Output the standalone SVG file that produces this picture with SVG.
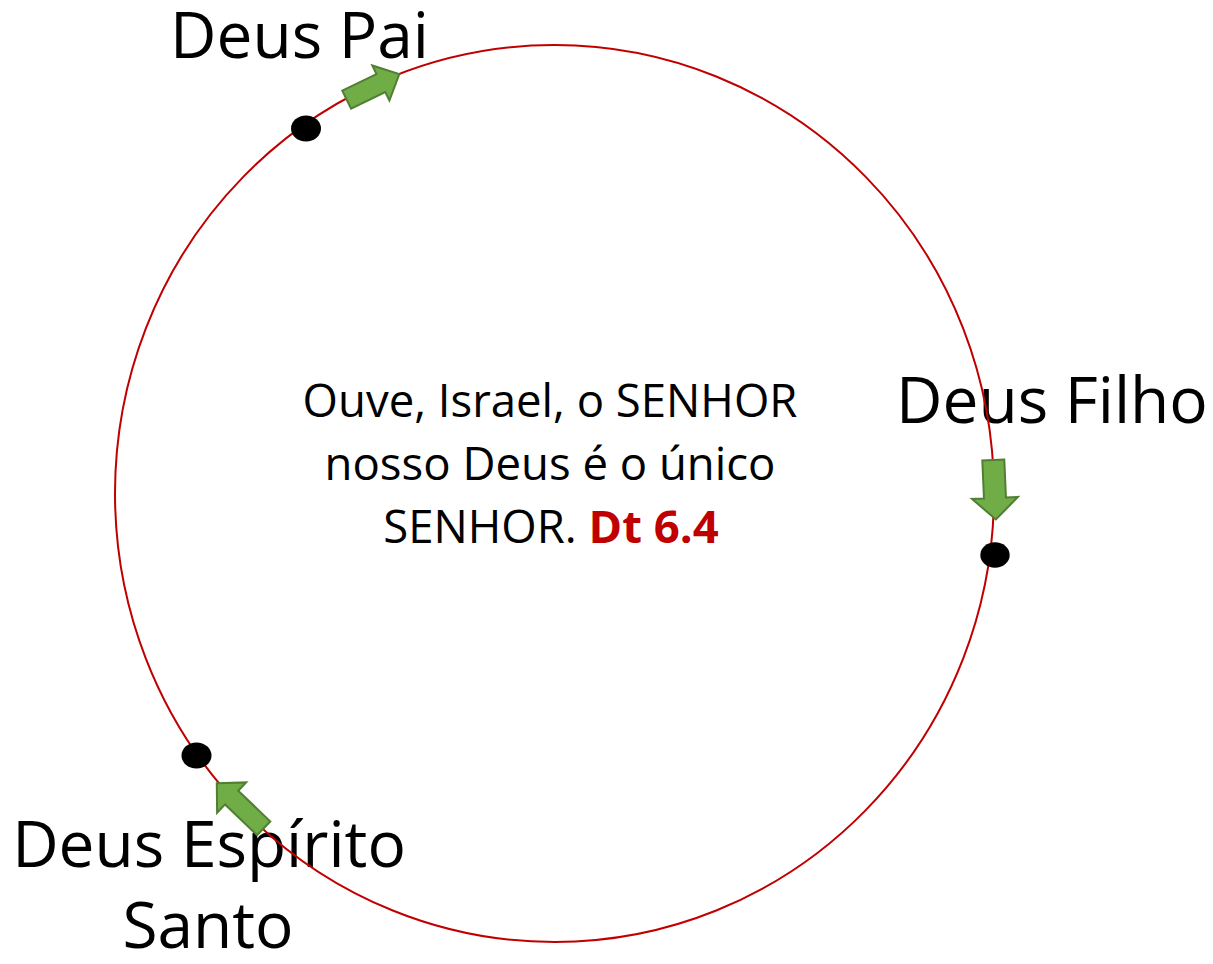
<svg xmlns="http://www.w3.org/2000/svg" width="1213" height="964" viewBox="0 0 1213 964">
  <style>
    .lbl { font-family: "Open Sans", "Noto Sans", sans-serif; font-size: 64px; fill: #000; }
    .mid { font-family: "Open Sans", "Noto Sans", sans-serif; font-size: 45.5px; fill: #000; text-anchor: middle; }
    .ref { font-weight: bold; fill: #C00000; }
    .arrow { fill: #70AD47; stroke: #507E32; stroke-width: 2; stroke-linejoin: miter; }
    .dot { fill: #000; }
  </style>
  <rect width="1213" height="964" fill="#fff"/>
  <g id="label-pai"><text class="lbl" x="170" y="58">Deus Pai</text></g>
  <g id="label-filho"><text class="lbl" x="896" y="423">Deus Filho</text></g>
  <g id="label-espirito">
    <text class="lbl" x="209" y="867" text-anchor="middle">Deus Espírito</text>
    <text class="lbl" x="208" y="948" text-anchor="middle">Santo</text>
  </g>
  <g id="center-text">
    <text class="mid" x="550" y="417">Ouve, Israel, o SENHOR</text>
    <text class="mid" x="550" y="480">nosso Deus é o único</text>
    <text class="mid" x="551" y="543">SENHOR. <tspan class="ref">Dt 6.4</tspan></text>
  </g>
  <g id="connectors">
    <ellipse cx="554.5" cy="493.5" rx="439.5" ry="448.5" fill="none" stroke="#C00000" stroke-width="2"/>
  </g>
  <g id="arrow-pai">
    <path class="arrow" transform="translate(346.7,99.7) rotate(-26)" d="M0,-10 H38 V-19.5 L58.5,0 L38,19.5 V10 H0 Z"/>
  </g>
  <g id="arrow-filho">
    <path class="arrow" transform="translate(993.3,460) rotate(87.5)" d="M0,-11 H38 V-23 L59.5,0 L38,23 V11 H0 Z"/>
  </g>
  <g id="arrow-espirito">
    <path class="arrow" transform="translate(263.7,828.3) rotate(-136.2)" d="M0,-9.5 H44.4 V-21 L65,0 L44.4,21 V9.5 H0 Z"/>
  </g>
  <g id="dot-pai"><ellipse class="dot" cx="306" cy="128.5" rx="15" ry="13"/></g>
  <g id="dot-filho"><ellipse class="dot" cx="995" cy="555" rx="14.7" ry="12.7"/></g>
  <g id="dot-espirito"><ellipse class="dot" cx="196.5" cy="755.5" rx="15" ry="13"/></g>
</svg>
# # # #
Stated goal >>
Omit the pictures and give the material again, exactly and in full.

Answer in full >>
Output the standalone SVG file that produces this picture with SVG.
<svg xmlns="http://www.w3.org/2000/svg" width="1213" height="964" viewBox="0 0 1213 964">
  <style>
    .lbl { font-family: "Open Sans", "Noto Sans", sans-serif; font-size: 64px; fill: #000; }
    .mid { font-family: "Open Sans", "Noto Sans", sans-serif; font-size: 45.5px; fill: #000; text-anchor: middle; }
    .ref { font-weight: bold; fill: #C00000; }
    .arrow { fill: #70AD47; stroke: #507E32; stroke-width: 2; stroke-linejoin: miter; }
    .dot { fill: #000; }
  </style>
  <rect width="1213" height="964" fill="#fff"/>
  <g id="label-pai"><text class="lbl" x="170" y="58">Deus Pai</text></g>
  <g id="label-filho"><text class="lbl" x="896" y="423">Deus Filho</text></g>
  <g id="label-espirito">
    <text class="lbl" x="209" y="867" text-anchor="middle">Deus Espírito</text>
    <text class="lbl" x="208" y="948" text-anchor="middle">Santo</text>
  </g>
  <g id="center-text">
    <text class="mid" x="550" y="417">Ouve, Israel, o SENHOR</text>
    <text class="mid" x="550" y="480">nosso Deus é o único</text>
    <text class="mid" x="551" y="543">SENHOR. <tspan class="ref">Dt 6.4</tspan></text>
  </g>
  <g id="connectors">
    <ellipse cx="554.5" cy="493.5" rx="439.5" ry="448.5" fill="none" stroke="#C00000" stroke-width="2"/>
  </g>
  <g id="arrow-pai">
    <path class="arrow" transform="translate(346.7,99.7) rotate(-26)" d="M0,-10 H38 V-19.5 L58.5,0 L38,19.5 V10 H0 Z"/>
  </g>
  <g id="arrow-filho">
    <path class="arrow" transform="translate(993.3,460) rotate(87.5)" d="M0,-11 H38 V-23 L59.5,0 L38,23 V11 H0 Z"/>
  </g>
  <g id="arrow-espirito">
    <path class="arrow" transform="translate(263.7,828.3) rotate(-136.2)" d="M0,-9.5 H44.4 V-21 L65,0 L44.4,21 V9.5 H0 Z"/>
  </g>
  <g id="dot-pai"><ellipse class="dot" cx="306" cy="128.5" rx="15" ry="13"/></g>
  <g id="dot-filho"><ellipse class="dot" cx="995" cy="555" rx="14.7" ry="12.7"/></g>
  <g id="dot-espirito"><ellipse class="dot" cx="196.5" cy="755.5" rx="15" ry="13"/></g>
</svg>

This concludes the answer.